[thelist] e-commerce

the head lemur headlemur at qwest.net
Wed May 30 11:29:33 CDT 2001


Following the e-commerce thread, deke brings up a very important point.

> I want item A. It's $19.95.
> I want item B. It's $42.50
>
> But when I go to check out, it turns out that the total is not $62.45 but
> $97.65 because of shipping, and that they won't get around to shipping
> them for six or eight weeks.
>
> Let me tell you, if Walmart charged you $30 to store your merchandise
> for six weeks before you were allowed to have it, they'd have a lot of
> abandoned sales in their brick-and-mortar stores, too.

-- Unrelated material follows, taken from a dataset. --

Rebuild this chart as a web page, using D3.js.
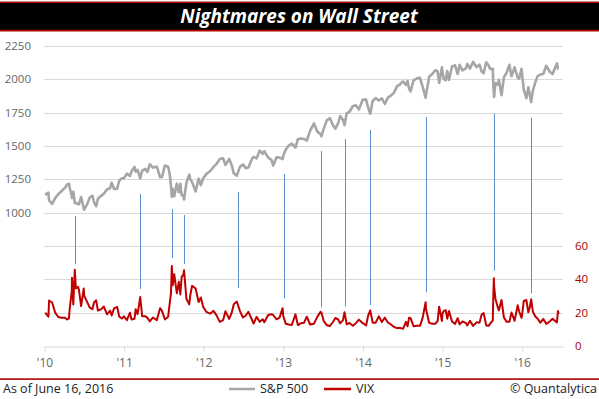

You can build, buy, remodel all the shopping cart software you want, but if
you cannot get my money you have failed to sell stuff. If it is too
complicated, the shipping is too high, I will be retired before it gets
here.

Selling stuff on the web means less than nothing if you can't get the
product to my house.  It is about price, convenience and service.

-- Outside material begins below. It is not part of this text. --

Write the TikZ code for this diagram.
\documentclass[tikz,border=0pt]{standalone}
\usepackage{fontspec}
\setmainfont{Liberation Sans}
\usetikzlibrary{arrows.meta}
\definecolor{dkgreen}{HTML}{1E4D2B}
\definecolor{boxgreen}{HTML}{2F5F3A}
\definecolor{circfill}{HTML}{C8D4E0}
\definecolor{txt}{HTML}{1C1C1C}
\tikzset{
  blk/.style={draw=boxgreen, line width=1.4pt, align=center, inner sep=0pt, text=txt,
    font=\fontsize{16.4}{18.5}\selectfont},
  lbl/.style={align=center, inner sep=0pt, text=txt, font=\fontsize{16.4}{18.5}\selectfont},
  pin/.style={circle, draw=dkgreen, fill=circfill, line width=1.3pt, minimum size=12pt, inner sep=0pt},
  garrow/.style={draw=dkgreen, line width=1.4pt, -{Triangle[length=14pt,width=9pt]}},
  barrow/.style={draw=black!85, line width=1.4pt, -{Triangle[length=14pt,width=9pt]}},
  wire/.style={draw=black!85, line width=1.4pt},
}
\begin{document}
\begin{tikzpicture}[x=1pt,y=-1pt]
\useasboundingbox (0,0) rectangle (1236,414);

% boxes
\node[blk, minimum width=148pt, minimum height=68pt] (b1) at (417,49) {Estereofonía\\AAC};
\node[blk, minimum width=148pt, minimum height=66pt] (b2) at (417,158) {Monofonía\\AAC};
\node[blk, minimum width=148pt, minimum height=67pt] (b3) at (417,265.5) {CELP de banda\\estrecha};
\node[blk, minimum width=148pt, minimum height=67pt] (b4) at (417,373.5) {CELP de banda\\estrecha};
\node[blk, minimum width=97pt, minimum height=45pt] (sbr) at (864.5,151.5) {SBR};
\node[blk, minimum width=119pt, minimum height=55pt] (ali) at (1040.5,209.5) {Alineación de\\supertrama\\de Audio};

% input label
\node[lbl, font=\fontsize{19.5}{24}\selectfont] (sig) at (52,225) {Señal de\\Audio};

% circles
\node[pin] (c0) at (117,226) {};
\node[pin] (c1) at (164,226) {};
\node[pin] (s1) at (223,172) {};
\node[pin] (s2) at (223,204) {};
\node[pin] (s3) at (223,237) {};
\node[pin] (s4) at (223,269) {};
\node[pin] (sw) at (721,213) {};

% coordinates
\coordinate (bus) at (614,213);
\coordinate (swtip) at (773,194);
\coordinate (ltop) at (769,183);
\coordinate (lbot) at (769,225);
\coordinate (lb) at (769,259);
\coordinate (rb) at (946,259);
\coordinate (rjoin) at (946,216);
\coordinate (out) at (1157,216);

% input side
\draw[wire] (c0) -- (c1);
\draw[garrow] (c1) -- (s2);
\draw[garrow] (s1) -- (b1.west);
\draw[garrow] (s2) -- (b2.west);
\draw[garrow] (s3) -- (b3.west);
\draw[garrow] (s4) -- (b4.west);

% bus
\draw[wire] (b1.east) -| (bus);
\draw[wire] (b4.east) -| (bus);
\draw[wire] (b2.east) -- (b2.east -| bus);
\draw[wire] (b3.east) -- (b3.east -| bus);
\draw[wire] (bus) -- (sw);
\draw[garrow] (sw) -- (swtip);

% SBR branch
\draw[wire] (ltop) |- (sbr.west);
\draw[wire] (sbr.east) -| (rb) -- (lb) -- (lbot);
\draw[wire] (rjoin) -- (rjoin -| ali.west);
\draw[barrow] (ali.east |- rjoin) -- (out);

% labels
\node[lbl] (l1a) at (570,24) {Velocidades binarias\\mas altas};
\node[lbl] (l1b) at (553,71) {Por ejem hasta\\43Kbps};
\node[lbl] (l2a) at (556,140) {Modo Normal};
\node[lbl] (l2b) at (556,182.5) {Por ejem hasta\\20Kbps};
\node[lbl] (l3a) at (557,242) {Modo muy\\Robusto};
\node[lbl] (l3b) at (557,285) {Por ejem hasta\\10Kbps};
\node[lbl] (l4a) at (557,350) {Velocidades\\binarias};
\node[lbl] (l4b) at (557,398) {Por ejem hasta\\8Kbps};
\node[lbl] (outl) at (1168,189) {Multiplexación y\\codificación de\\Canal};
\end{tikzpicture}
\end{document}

Price is a real issue as you can compare, bid your price, reverse bid in
concert with others to get a better deal.

Convenience means that it is easy to buy. Get me through the checkout faster
than I can get to the store, go through the aisles, answer my questions, get
to the checkout line and out the door.

Service is the area that is lacking in a lot of websites. Tell me all about
the product
and if you can't, in the case of used auto parts from wrecking yards, be
sure that I can contact you by email, fax and phone.

One of the selling points used by working pixel mechanics is the cost
effectiveness and immediacy of a website. Pixels are cheap compared to paper
catalogs, brochures, TV and Radio Advertising. Full Color costs no more than
black and white. A printer will give you a far different story:) You can
pass on increases and savings much faster on the web than going back to the
printer.
(plus you can make a few bucks with updates)

<tip Type=ecommerce>
supply a fax form on your site for closing sales. It helps with charge backs
when a customer says they never got it. A signature goes a long way towards
proving that johnny didn't do it.
</tip>

<tip Type=ecommerce>
be sure the client makes you aware of suggestions for improving their sites.
websites are not fire and forget, they are living breathing things.
Visitors are  much better usability testers than the bosse's wife or the
marketing departments need for huge files, between the front door and the
money page.
</tip>

<tip Type=ecommerce>
Impress on your clients that not answering their email is worse than letting
the phone ring. You can ask any damn fool question over the phone. An email
lead has pre-qualified themselves and deserves the very best service your
client has to offer.
</tip>

<tip Type=ecommerce>
Shipping Charges- UPS offers World Ship which will allow you to calculate
shipping and give your customers a bottom line number. It will also print
the address label and provide you a method of providing the customer the
tracking number so they can track their stuff, freeing up your phone line
for more sales rather than answering "where's my stuff" phone calls.